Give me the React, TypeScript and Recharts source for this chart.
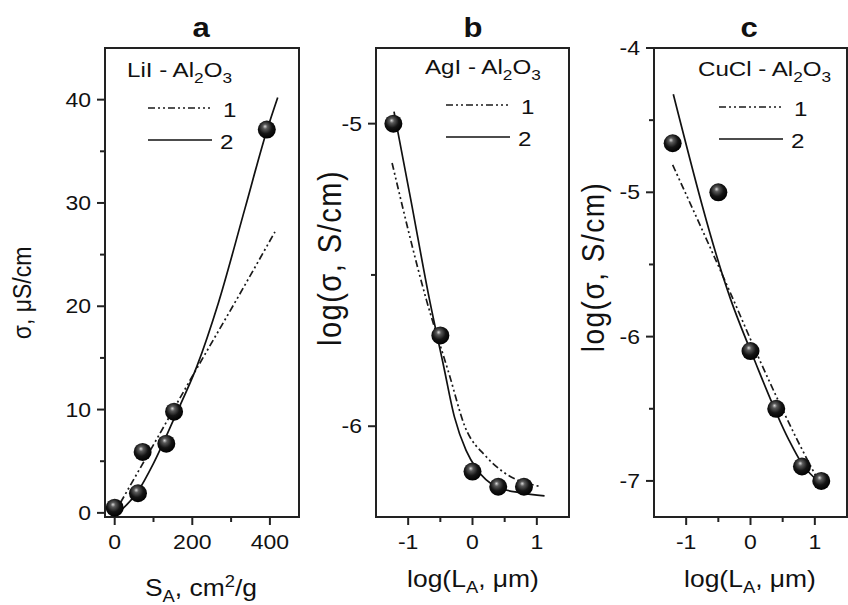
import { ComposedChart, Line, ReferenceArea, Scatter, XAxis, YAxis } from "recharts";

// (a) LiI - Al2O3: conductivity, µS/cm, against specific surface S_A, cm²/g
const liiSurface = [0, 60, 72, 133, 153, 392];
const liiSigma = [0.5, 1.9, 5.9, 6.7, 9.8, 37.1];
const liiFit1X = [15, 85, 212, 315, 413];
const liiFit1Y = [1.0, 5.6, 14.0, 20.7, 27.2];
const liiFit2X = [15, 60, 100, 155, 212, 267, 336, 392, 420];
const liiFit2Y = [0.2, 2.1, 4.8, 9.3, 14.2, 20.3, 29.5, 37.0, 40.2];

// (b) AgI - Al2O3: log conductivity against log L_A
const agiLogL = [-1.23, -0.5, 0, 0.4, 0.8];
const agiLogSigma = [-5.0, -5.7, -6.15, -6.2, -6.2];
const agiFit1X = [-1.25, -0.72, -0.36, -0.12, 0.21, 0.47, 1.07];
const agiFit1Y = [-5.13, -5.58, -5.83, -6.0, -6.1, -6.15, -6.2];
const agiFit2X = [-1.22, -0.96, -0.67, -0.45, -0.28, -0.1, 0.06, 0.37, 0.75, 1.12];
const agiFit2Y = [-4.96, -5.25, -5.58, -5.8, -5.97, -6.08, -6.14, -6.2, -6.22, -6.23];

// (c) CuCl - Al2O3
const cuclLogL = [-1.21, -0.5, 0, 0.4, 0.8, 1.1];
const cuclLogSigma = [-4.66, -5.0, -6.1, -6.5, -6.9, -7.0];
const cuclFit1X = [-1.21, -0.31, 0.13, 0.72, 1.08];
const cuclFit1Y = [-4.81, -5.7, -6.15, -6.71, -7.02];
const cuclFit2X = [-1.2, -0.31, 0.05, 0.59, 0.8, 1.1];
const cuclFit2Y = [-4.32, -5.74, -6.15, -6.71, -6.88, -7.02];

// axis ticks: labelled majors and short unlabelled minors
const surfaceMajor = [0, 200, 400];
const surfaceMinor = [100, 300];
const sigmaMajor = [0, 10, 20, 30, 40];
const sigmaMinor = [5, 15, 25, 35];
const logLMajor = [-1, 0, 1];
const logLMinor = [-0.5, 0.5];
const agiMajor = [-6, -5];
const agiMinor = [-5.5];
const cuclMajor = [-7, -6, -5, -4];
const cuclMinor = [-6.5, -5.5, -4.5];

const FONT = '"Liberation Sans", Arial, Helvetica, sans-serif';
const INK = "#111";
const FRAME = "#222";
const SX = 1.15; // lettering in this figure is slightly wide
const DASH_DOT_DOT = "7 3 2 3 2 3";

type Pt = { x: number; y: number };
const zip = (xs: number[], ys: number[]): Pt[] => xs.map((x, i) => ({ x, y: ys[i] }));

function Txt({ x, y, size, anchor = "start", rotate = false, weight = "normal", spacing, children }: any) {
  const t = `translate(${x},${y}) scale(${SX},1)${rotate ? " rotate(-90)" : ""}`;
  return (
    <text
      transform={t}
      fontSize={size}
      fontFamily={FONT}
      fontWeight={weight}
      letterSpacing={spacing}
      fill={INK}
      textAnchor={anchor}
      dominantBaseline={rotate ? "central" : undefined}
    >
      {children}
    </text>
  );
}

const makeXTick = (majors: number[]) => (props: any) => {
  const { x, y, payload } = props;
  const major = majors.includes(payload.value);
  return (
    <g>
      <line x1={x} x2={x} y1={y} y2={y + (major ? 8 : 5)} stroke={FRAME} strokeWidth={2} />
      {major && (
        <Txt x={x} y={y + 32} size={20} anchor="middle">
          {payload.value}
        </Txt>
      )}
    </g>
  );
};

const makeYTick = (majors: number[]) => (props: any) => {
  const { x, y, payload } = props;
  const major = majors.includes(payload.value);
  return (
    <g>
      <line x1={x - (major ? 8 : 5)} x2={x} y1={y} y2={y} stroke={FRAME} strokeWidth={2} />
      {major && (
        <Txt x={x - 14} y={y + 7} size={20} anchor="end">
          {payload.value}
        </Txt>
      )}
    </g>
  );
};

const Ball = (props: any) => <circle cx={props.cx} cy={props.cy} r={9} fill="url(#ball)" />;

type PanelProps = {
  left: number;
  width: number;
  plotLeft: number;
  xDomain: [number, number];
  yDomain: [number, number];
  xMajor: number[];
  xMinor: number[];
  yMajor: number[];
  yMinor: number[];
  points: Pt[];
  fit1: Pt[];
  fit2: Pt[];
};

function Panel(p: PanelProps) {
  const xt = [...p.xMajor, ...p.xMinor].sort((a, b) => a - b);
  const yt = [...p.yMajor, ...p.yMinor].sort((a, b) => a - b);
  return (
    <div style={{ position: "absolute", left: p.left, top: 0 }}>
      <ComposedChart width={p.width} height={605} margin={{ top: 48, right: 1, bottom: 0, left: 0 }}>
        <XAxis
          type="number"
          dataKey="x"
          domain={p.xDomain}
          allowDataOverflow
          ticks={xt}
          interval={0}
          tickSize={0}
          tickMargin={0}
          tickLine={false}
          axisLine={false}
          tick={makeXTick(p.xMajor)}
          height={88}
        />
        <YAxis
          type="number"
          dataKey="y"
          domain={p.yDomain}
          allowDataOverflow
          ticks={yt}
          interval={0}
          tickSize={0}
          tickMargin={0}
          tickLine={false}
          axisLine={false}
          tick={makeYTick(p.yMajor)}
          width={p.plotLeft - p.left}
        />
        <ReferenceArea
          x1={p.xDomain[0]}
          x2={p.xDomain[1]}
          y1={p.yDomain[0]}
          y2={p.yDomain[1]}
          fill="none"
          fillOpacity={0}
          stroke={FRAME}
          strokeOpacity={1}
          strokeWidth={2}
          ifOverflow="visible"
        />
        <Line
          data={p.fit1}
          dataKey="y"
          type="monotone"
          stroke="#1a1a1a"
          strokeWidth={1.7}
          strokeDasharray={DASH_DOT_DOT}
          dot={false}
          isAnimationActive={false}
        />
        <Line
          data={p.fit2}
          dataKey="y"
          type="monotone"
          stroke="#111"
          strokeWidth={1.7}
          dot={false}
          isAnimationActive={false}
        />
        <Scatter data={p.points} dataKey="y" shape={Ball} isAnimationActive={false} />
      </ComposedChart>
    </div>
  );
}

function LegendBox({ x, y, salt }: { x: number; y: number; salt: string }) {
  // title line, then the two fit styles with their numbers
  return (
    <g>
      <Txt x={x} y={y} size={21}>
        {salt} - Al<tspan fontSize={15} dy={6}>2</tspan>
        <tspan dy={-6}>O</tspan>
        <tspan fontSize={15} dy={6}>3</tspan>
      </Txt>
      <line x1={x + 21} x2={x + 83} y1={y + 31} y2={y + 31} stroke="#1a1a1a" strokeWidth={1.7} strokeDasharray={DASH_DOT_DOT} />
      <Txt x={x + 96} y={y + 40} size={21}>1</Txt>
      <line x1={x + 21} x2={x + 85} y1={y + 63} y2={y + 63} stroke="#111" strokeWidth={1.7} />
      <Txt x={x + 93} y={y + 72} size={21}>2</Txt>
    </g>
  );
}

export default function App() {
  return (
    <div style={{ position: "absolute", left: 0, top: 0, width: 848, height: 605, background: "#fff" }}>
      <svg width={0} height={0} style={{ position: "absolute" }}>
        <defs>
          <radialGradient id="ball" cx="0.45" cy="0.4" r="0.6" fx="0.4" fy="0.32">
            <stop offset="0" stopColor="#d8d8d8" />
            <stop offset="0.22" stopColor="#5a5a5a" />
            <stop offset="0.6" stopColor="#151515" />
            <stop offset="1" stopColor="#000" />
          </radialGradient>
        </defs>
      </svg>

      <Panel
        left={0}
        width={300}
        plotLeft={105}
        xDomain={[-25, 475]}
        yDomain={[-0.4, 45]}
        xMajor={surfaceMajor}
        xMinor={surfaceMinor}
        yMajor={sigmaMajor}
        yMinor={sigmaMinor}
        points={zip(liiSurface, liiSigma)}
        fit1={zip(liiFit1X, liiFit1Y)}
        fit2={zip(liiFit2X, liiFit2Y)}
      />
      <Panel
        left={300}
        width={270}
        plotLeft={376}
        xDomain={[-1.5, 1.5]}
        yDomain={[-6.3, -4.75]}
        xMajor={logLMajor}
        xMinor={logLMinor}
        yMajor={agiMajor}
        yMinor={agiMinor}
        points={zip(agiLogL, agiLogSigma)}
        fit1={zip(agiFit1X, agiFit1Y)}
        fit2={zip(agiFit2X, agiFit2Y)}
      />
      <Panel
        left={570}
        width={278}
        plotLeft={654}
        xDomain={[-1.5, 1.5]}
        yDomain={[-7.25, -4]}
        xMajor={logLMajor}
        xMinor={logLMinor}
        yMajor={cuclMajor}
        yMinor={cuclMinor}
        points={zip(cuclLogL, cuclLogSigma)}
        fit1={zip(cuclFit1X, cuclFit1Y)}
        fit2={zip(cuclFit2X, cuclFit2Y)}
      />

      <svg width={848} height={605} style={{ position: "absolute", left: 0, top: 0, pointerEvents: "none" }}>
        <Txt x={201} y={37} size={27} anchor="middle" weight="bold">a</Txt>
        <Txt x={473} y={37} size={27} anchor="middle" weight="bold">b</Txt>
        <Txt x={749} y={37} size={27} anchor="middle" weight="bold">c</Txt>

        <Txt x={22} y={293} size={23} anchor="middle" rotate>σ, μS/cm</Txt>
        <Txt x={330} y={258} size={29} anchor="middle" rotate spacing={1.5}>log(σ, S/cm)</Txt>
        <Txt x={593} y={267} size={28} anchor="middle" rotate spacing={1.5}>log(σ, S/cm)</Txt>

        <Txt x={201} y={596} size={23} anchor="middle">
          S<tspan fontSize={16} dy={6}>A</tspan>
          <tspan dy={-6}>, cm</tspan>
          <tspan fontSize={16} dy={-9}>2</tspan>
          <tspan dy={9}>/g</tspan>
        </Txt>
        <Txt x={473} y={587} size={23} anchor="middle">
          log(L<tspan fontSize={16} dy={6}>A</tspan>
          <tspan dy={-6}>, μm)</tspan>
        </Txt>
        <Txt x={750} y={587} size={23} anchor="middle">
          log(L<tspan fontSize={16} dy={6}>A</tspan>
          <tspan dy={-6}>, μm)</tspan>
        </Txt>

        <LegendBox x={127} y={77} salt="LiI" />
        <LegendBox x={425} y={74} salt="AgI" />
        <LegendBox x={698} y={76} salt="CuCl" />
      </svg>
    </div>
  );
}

━━━

EXERCISE INSTRUCTIONS: Return exactly what appears from the opening line of the material through the line with "Scatter, XAxis, YAxis", apart from the pictures.

TASK ANSWER:
Give me the React, TypeScript and Recharts source for this chart.
import { ComposedChart, Line, ReferenceArea, Scatter, XAxis, YAxis } from "recharts";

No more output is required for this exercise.